Koreas Talk in Shadows

Official meeting set for April 11. But quiet dialogue may pave way for a food deal.

Is North Korea finally ready to talk?

This is the question South Koreans have been pondering since North Korea took the initiative last weekend, proposing a high-level meeting with South Korea.

Desperate for fertilizer and other aid to combat food shortages, observers wonder if this is the beginning of a sustained government-to-government dialogue.

Reunions for families separated during the 1950-53 Korean War are also expected to be discussed at the talks, scheduled for Saturday.

Given the long and fickle history of inter-Korean dialogue, South Koreans are cautiously optimistic. But even if this meeting flops, the two sides may already be talking.

Since the early 1970s, the two Koreas have readily found the time and place to hold secret meetings when needed - often with positive results.

They "definitely [have an ongoing secret dialogue] about everything ... trade, the food crisis, summit talks," says a reporter for Mahl, a progressive South Korean magazine. And "the channel is always open," he believes.

Historically, secret contacts have preceded many public breakthroughs in inter-Korean relations. As the United States began rapprochement with China in 1971, both North and South Korea became worried about becoming pawns. So they took the initiative in settling their differences and began secret meetings.

Shortly after visits between top officials and the installation of direct government-to-government phone lines, they surprised the world with a joint statement agreeing to peaceful unification in principle. A few months later, public inter-Korean talks opened between Red Cross representatives of the two sides.

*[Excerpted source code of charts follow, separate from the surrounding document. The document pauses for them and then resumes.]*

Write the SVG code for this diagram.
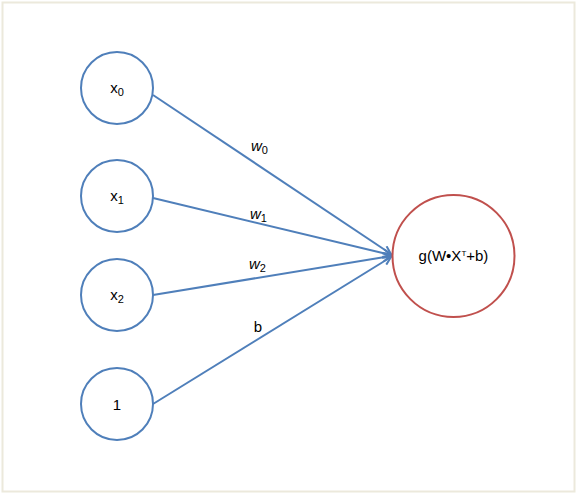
<svg xmlns="http://www.w3.org/2000/svg" width="578" height="494" viewBox="0 0 578 494">
<style>
.in{fill:#ffffff;stroke:#4f7fba;stroke-width:2}
.out{fill:#ffffff;stroke:#c0504d;stroke-width:2}
.t{font-family:"Liberation Sans",Arial,sans-serif;font-size:15px;fill:#000;text-anchor:middle}
.w{font-family:"Liberation Sans",Arial,sans-serif;font-size:15px;fill:#000;font-style:italic}
.e{stroke:#4f7fba;stroke-width:2;fill:none;marker-end:url(#ah)}
</style>
<defs>
<marker id="ah" viewBox="0 0 10 10" refX="9" refY="5" markerWidth="5" markerHeight="5" orient="auto" markerUnits="strokeWidth">
<path d="M1,1 L9,5 L1,9" fill="none" stroke="#4f7fba" stroke-width="2"/>
</marker>
</defs>
<rect x="0" y="0" width="578" height="494" fill="#ffffff"/>
<rect x="2.5" y="2.5" width="572" height="489" fill="none" stroke="#ece9dc" stroke-width="2"/>
<g id="connectors">
<line class="e" x1="153" y1="95" x2="391" y2="254"/>
<line class="e" x1="153" y1="198" x2="391" y2="255"/>
<line class="e" x1="153" y1="295" x2="391" y2="256"/>
<line class="e" x1="153" y1="404" x2="391" y2="257"/>
<text class="w" x="251" y="151">w<tspan font-size="11" dy="3" font-style="normal">0</tspan></text>
<text class="w" x="250" y="219">w<tspan font-size="11" dy="3" font-style="normal">1</tspan></text>
<text class="w" x="249" y="269">w<tspan font-size="11" dy="3" font-style="normal">2</tspan></text>
<text class="t" x="258" y="332">b</text>
</g>
<g id="x0">
<circle class="in" cx="117" cy="88" r="36"/>
<text class="t" x="117" y="93">x<tspan font-size="11" dy="3">0</tspan></text>
</g>
<g id="x1">
<circle class="in" cx="117" cy="196" r="36"/>
<text class="t" x="117" y="201">x<tspan font-size="11" dy="3">1</tspan></text>
</g>
<g id="x2">
<circle class="in" cx="117" cy="295" r="36"/>
<text class="t" x="117" y="300">x<tspan font-size="11" dy="3">2</tspan></text>
</g>
<g id="one">
<circle class="in" cx="117" cy="404" r="36"/>
<text class="t" x="117" y="410">1</text>
</g>
<g id="output">
<circle class="out" cx="453.5" cy="256" r="61"/>
<text class="t" x="453.5" y="261" font-size="13">g(W•X<tspan font-size="8" dy="-5">T</tspan><tspan dy="5">+b)</tspan></text>
</g>
</svg>
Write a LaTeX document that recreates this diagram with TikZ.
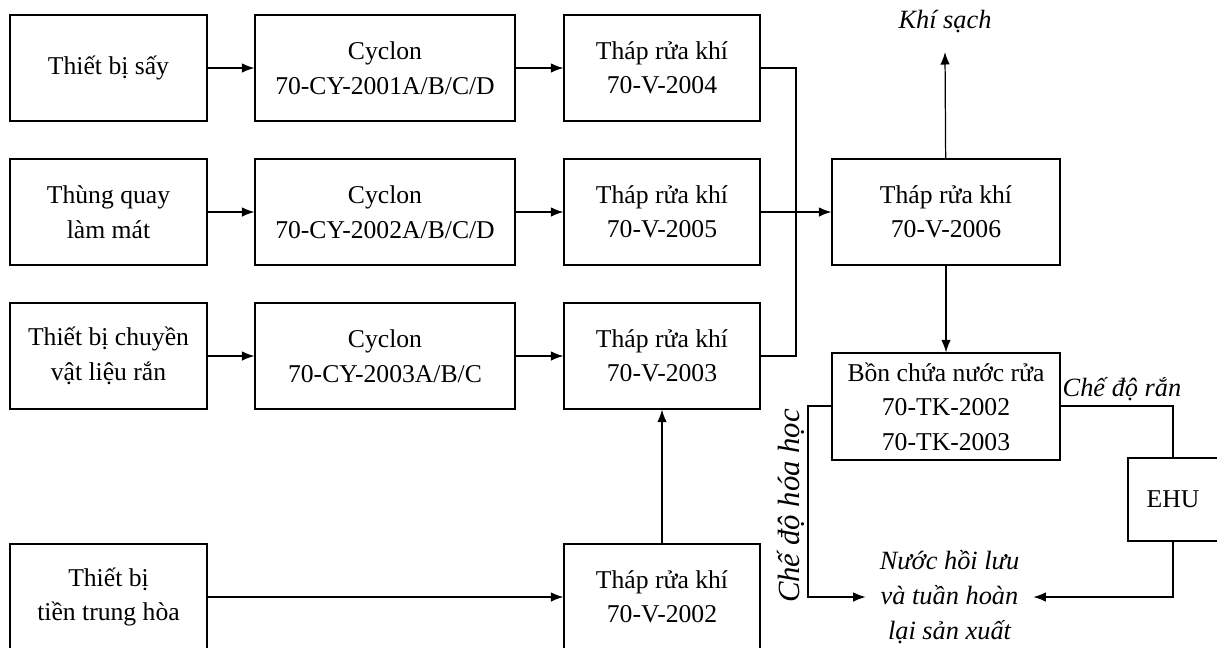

Secret envoys also met regularly before the 1985 reunions of separated families and the landmark 1992 agreements on "reconciliation, nonaggression and cooperation, and de-nuclearization."

"Progress has only been made when it was done at the top and in secret," says Don Oberdorfer, author of a new book on inter-Korean relations and a veteran newspaper correspondent. The 1972 secret discussions led to the "first real crack in the cold-war wall," he says.

Laying groundwork for progress

Secret meetings are more easily arranged, and promote an atmosphere in which the two sides can speak more frankly, gauging what the other wants before starting official talks. Figuring out what the North Koreans have in mind is apparently a fine art.

"There are many Korean politicians who study game and negotiation theory all targeted toward a better understanding of North Korea," says Kim Dang, a reporter at Sisa Journal, a newsweekly.

Official "four party" peace talks last month in Geneva were a case study in the Koreas' tendency to informality. Diplomats spent only five or six hours in plenary sessions during a week of talks. But during breaks and meals, chatting was endless, says a US diplomat who was there.

One North Korean impetus for unofficial contacts is to avoid recognizing South Korea's legitimacy. Often, the Red Cross has served as a cover for official contacts between the two governments, say historians. In the 1970s, North Korean Red Cross delegates were actually Workers' Party officials. South Korea's delegates were from its intelligence agency.

Today, South Korea's Red Cross insists it is an independent organization. But a Western diplomat says the Red Cross is still "semiofficial" and that "lots of nuts-and-bolts negotiations are done by [Ministry of] Unification officials wearing Red Cross hats."

Lee Dong-bok, a lawmaker involved in North-South issues, says secret talks are not productive and that the South should hold out for recognition from North Korea. "Sooner or later North Korea will change," he says. "We've seen an enormous amount of pressure building up on the North Korean leadership.... They can't make themselves an exception from the rest of the former communist world."

Agents at work

Present-day secret contacts may be facilitated by South Korean agents under various covers. "Black Venus," code name for an agent named Park Chae-suh who posed as an advertising executive, had his cover blown last month.

But Mr. Park's story is not one of national reconciliation. He and others helped presidential candidates in last December's election contact North Korea with offers of money if the North would help damage their political opponents. The scandal has occupied headlines for weeks since documents from South Korea's spy agency were leaked to the press.

That South Korean politicians would use North Korea as a political tool is old hat - red baiting here is as old as the Korean War. Newly elected President Kim Dae-jung was often painted as a communist by the ex-ruling party during past elections. Now that the lifetime oppositionist is finally in power, he is shining light on the domestic operations of the Agency for National Security Planning (NSP).

The investigations and shakeup aim to turn the NSP away from domestic operations and toward North Korea and international economic espionage.